This article was published 10/09/2013 (4613 days ago), so information in it may no longer be current.

The Manitoba Museum will launch its new Made in Manitoba rocket ship exhibit today.

The Black Brant rocket, produced in Winnipeg for decades by Magellan Aerospace’s Bristol Aerospace division, is on display in the museum’s Science Gallery.

Scott Young, the museum’s manager of science communications and visitor experiences, said Monday the rocket has been in the museum since earlier this year, but now it comes with a full-fledged exhibit that officially opened on Monday.

JOE BRYKSA / WINNIPEG FREE PRESS
Scott Young admires the new Black Brant rocket display at the Manitoba Museum.
JOE BRYKSA / WINNIPEG FREE PRESS Scott Young admires the new Black Brant rocket display at the Manitoba Museum.

“We have a video screen that interprets the rocket and tells the history of the Black Brant,” Young said.

“We even have video from a camera that was on the rocket so you can ride the rocket.”

In a statement, Don Boitson, Magellan Aerospace’s vice-president and general manager, said “the museum is the perfect place to display the Black Brant rocket.

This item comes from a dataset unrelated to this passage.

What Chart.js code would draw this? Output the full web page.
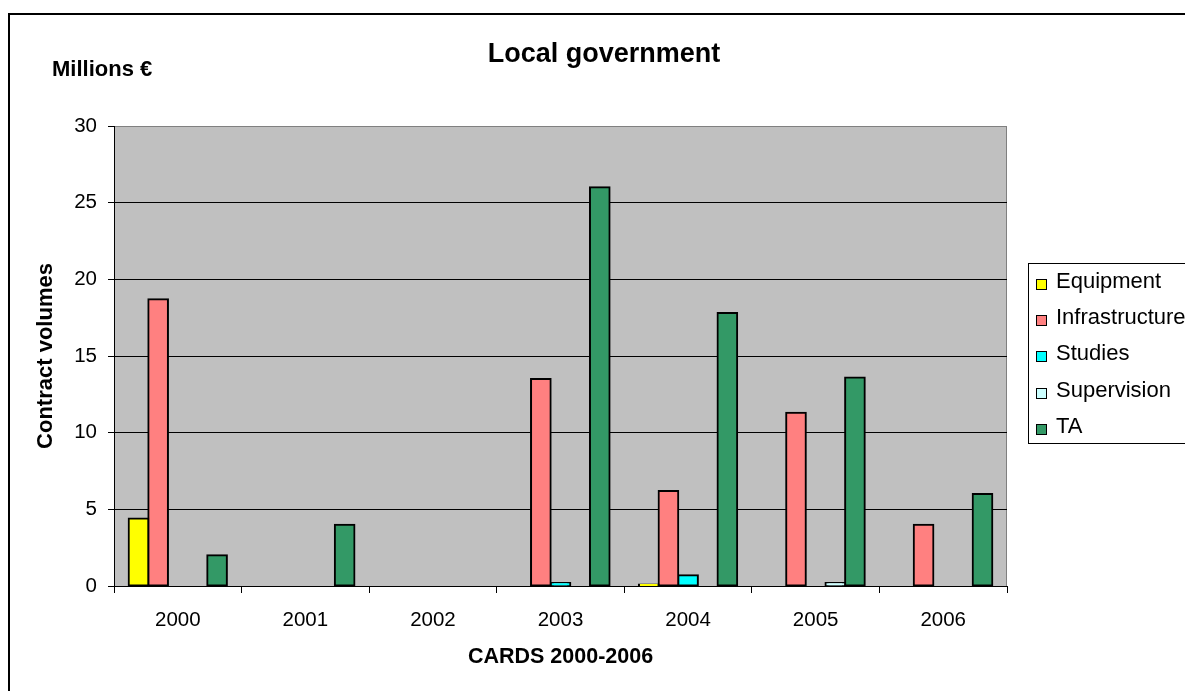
<!DOCTYPE html>
<html>
<head>
<meta charset="utf-8">
<title>Local government</title>
<script src="https://cdn.jsdelivr.net/npm/chart.js@4/dist/chart.umd.min.js"></script>
<style>
  html, body { margin: 0; padding: 0; background: #ffffff; }
  #wrap { width: 1185px; height: 691px; position: relative; }
</style>
</head>
<body>
<div id="wrap"><canvas id="chart" width="1185" height="691"></canvas></div>
<script>
// Contract volumes by year, millions of euros (null = no contract)
const categories = ['2000', '2001', '2002', '2003', '2004', '2005', '2006'];
const equipment      = [4.4, null, null, null, 0.1, null, null];
const infrastructure = [18.7, null, null, 13.5, 6.2, 11.3, 4.0];
const studies        = [null, null, null, 0.2, 0.7, null, null];
const supervision    = [null, null, null, null, null, 0.2, null];
const ta             = [2.0, 4.0, null, 26.0, 17.8, 13.6, 6.0];

const seriesNames  = ['Equipment', 'Infrastructure', 'Studies', 'Supervision', 'TA'];
const seriesValues = [equipment, infrastructure, studies, supervision, ta];
const seriesColors = ['#FFFF00', '#FF8080', '#00FFFF', '#CCFFFF', '#339966'];

const yTicks = { min: 0, max: 30, step: 5 };

const FONT = "'Liberation Sans', Arial, sans-serif";

// Page frame, plot background, title, unit label and legend box
const decorations = {
  id: 'decorations',
  beforeDraw(chart) {
    const { ctx, chartArea: a } = chart;
    ctx.save();
    ctx.fillStyle = '#ffffff';
    ctx.fillRect(0, 0, chart.width, chart.height);
    ctx.fillStyle = '#C0C0C0';
    ctx.fillRect(a.left, a.top, a.right - a.left, a.bottom - a.top);
    // plot border on the right
    ctx.strokeStyle = '#808080';
    ctx.lineWidth = 1;
    ctx.beginPath();
    ctx.moveTo(Math.round(a.right) - 0.5, a.top);
    ctx.lineTo(Math.round(a.right) - 0.5, a.bottom);
    ctx.stroke();
    ctx.restore();
  },
  afterDraw(chart) {
    const { ctx } = chart;
    ctx.save();
    // outer frame
    ctx.strokeStyle = '#000000';
    ctx.lineWidth = 2;
    ctx.strokeRect(9, 14, 1200, 700);

    // title
    ctx.fillStyle = '#000000';
    ctx.textAlign = 'center';
    ctx.textBaseline = 'alphabetic';
    ctx.font = 'bold 27px ' + FONT;
    ctx.fillText('Local government', 604, 62);

    // unit label
    ctx.textAlign = 'left';
    ctx.font = 'bold 22px ' + FONT;
    ctx.fillText('Millions €', 52, 76);

    // legend
    ctx.lineWidth = 1;
    ctx.strokeStyle = '#000000';
    ctx.strokeRect(1028.5, 263.5, 200, 180);
    ctx.font = '22px ' + FONT;
    ctx.textBaseline = 'middle';
    chart.data.datasets.forEach((ds, i) => {
      const cy = 281.5 + i * 36.4;
      const top = Math.round(cy - 3) + 0.5;
      ctx.fillStyle = ds.backgroundColor;
      ctx.fillRect(1036.5, top, 10, 10);
      ctx.strokeStyle = '#000000';
      ctx.strokeRect(1036.5, top, 10, 10);
      ctx.fillStyle = '#000000';
      ctx.fillText(ds.label, 1056, cy);
    });
    ctx.restore();
  }
};

const datasets = seriesNames.map((name, i) => ({
  label: name,
  data: seriesValues[i],
  backgroundColor: seriesColors[i],
  borderColor: '#000000',
  borderWidth: 2,
  borderSkipped: false,
  inflateAmount: 1,
  categoryPercentage: 0.77,
  barPercentage: 1.0
}));

new Chart(document.getElementById('chart'), {
  type: 'bar',
  data: { labels: categories, datasets },
  options: {
    responsive: false,
    animation: false,
    layout: { padding: { top: 126, right: 178, left: 0, bottom: 0 } },
    plugins: {
      legend: { display: false },
      title: { display: false },
      tooltip: { enabled: false }
    },
    scales: {
      x: {
        grid: {
          offset: true,
          drawOnChartArea: false,
          drawTicks: true,
          tickLength: 7,
          tickColor: '#000000',
          color: '#000000'
        },
        border: { display: true, color: '#000000', width: 1 },
        ticks: {
          color: '#000000',
          font: { family: FONT, size: 20.5 },
          padding: 15,
          maxRotation: 0
        },
        title: {
          display: true,
          text: 'CARDS 2000-2006',
          color: '#000000',
          font: { family: FONT, size: 21.5, weight: 'bold' },
          padding: { top: 0, bottom: 21 }
        },
        afterFit(scale) { scale.height = 105; }
      },
      y: {
        min: yTicks.min,
        max: yTicks.max,
        grid: {
          color: (c) => (c.tick && c.tick.value === yTicks.max ? '#808080' : '#000000'),
          lineWidth: 1,
          drawTicks: true,
          tickLength: 6,
          tickColor: '#000000'
        },
        border: { display: true, color: '#000000', width: 1 },
        ticks: {
          stepSize: yTicks.step,
          color: '#000000',
          font: { family: FONT, size: 20.5 },
          padding: 11
        },
        title: {
          display: true,
          text: 'Contract volumes',
          color: '#000000',
          font: { family: FONT, size: 22, weight: 'bold' },
          padding: { top: 33, bottom: 0 }
        },
        afterFit(scale) { scale.width = 114; }
      }
    }
  },
  plugins: [decorations]
});
</script>
</body>
</html>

“The Black Brant is an important piece of Manitoba’s heritage and showcases one of Manitoba’s significant contributions to the field of rocketry and space science.”

The Black Brant first blasted off on June 15, 1962, almost a year after the Soviet Union launched the first person into space, Yuri Gagarin, and a month later NASA launched Alan Shepard in a one-man Mercury rocket ship.

Since then, more than 1,000 unmanned Black Brants, named after a breed of geese, have been launched worldwide for scientific research, including by space agencies such as NASA.

The company has gifted the $100,000, nine-metre-long rocket to the museum to commemorate the craft’s 50th anniversary.

“They have studied the northern lights; they have been launched during eclipses,” Young said.

“They have done cutting-edge science for 50 years. It’s a really cool thing.

‘It’s the Science Gallery’s version of the museum’s Nonsuch’

— Manitoba Museum’s Scott Young

“It’s the Science Gallery’s version of the museum’s Nonsuch.”

The Nonsuch, a ship that sailed into Hudson Bay in 1668-69 as the first trading voyage for what would become the Hudson’s Bay Company, is commemorated in the museum by a full-size replica.

But Young said the museum’s Black Brant is no replica.

“It’s absolutely flight-worthy,” he said.

“It doesn’t have the electronics for getting a signal down, but it would fly. And some of the fins on it flew on previous flights.”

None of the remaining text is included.